Mas esse mundo requer mais força do que ele me deu

As árvores não se negam qualquer coisa que as faça crescer

Nem chuva, nem sol,

Nem sangue sobre a neve”

Foreigner’s God (Deus Estrangeiro)

Em Foreigner’s God, Hozier faz uma crítica a religião organizada – mais uma vez, sobretudo à Igreja Católica na Irlanda – e a colonização da Irlanda, nesse caso através da inserção de uma religião estrangeira em terras até então pagãs.

“A perfeita criatura, raramente vista

Desde que algum mentiroso trouxe o trovão

Quando a terra era livre e sem Deus,

Seus olhos olhavam, afiados e firmes,

Sobre as partes mais vazias de mim,

Mas meu coração ainda está pesado

Com o ódio das crenças de algum outro homem.

Sempre uma fraude bem-vestida,

Que nunca pouparia o chicote,

Nunca para mim

Gritando o nome de um Deus estrangeiro

A mais pura expressão de pesar”

Empire Now

Em Empire Now, Hozier faz referência aos cem anos da revolução que tornou a Irlanda independente do Reino Unido, e também critica o industrialismo, o colonialismo, e o seu impacto no planeta e nas sociedades.
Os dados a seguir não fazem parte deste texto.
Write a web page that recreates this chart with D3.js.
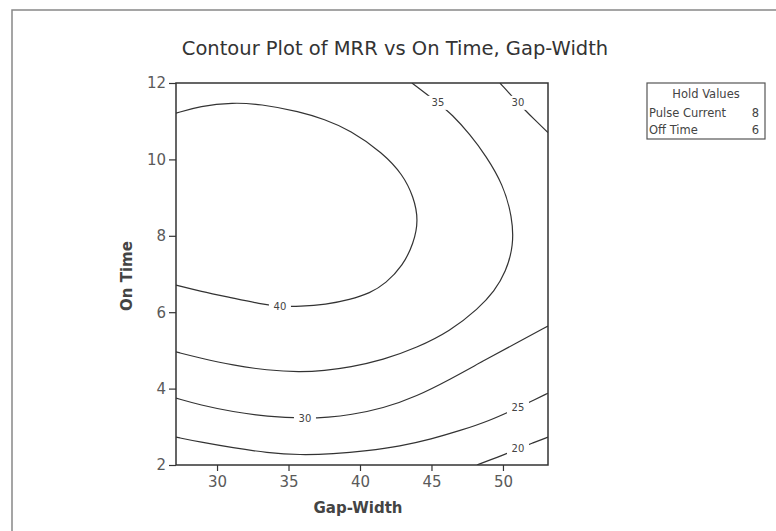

Sol nascendo sobre um sonho que se realizou

Já faz cem anos do império

Sol nascendo sobre um mundo que agora está tranquilo

Cem anos desde

Cem anos desde

Os mártires da nossa revolução

Seus giros fizeram com que a terra tremesse

O problema trouxe sua própria solução

Eles agora dão energia ao mundo que fizemos

Afinal de contas,

Querida, eu não venderia o mundo

Por todo o ouro ou a prata

Se ele cair

Eu vou me segurar no que for possível

O futuro é tão brilhante que está queimando.